The work presents a new KG to build a KG from Wikipedia categories and lists.

Section1: Introduction is clear and explains well the motivation behind the work. I like the focus of the paper, which is specific to the considered problem.
Section2: In general section 2 is fine and explains Automatic KG construction pipelines. However, there are several approaches in literature that aims to improve KG construction, such as Jaradeh et al. ( Information extraction pipelines for knowledge graphs), etc. I’d request authors to also include a comparison in a table on the existing KG construction approaches, and the approach followed by authors. Currently in this section, it gives an idea on what are KG construction sub-tasks but did not explain how authors aim to fix limitations.

Section 3: I have couple of questions:
When authors remove certain edges in taxonomy induction (sec 3.2.2.), does it impact overall quality of the KG? If not, why not? If yes, how?
For pattern mining, authors use distant supervision, in general distant supervision has its own limitations. How does authors ensure that distant supervision does not impact the overall quality?
What is the overall impacto of NED tool on KG quality?
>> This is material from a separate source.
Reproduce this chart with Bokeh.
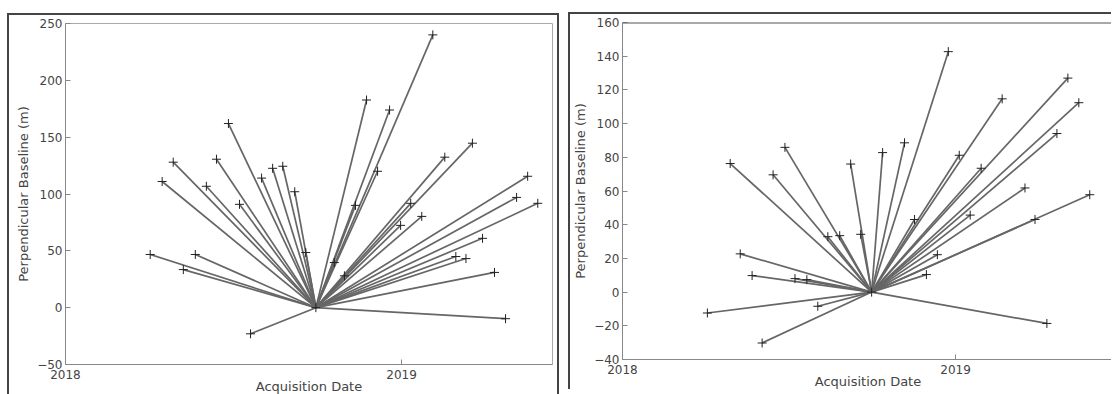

Section 4: what is the overall plan to sustain the resource of the given work? To sustain a KG for a longer period needs continuous efforts. Does authors plan to sustain it? If yes, how? Does it require funding from uni. Mannheim? I am curious here. Adding 1-2 line in paper doesnt hurt either for authors on sustainability plans extending section 4.2.4.

Remaining section: Overall good work. I’d like to see a bit more discussion on the existing quality of KG. May be authors define some KPIs on which authors/other-researchers can improve existing KG? Which of them is low-hanging? Which requires longer efforts in the community.

Overall I like the effort of the paper.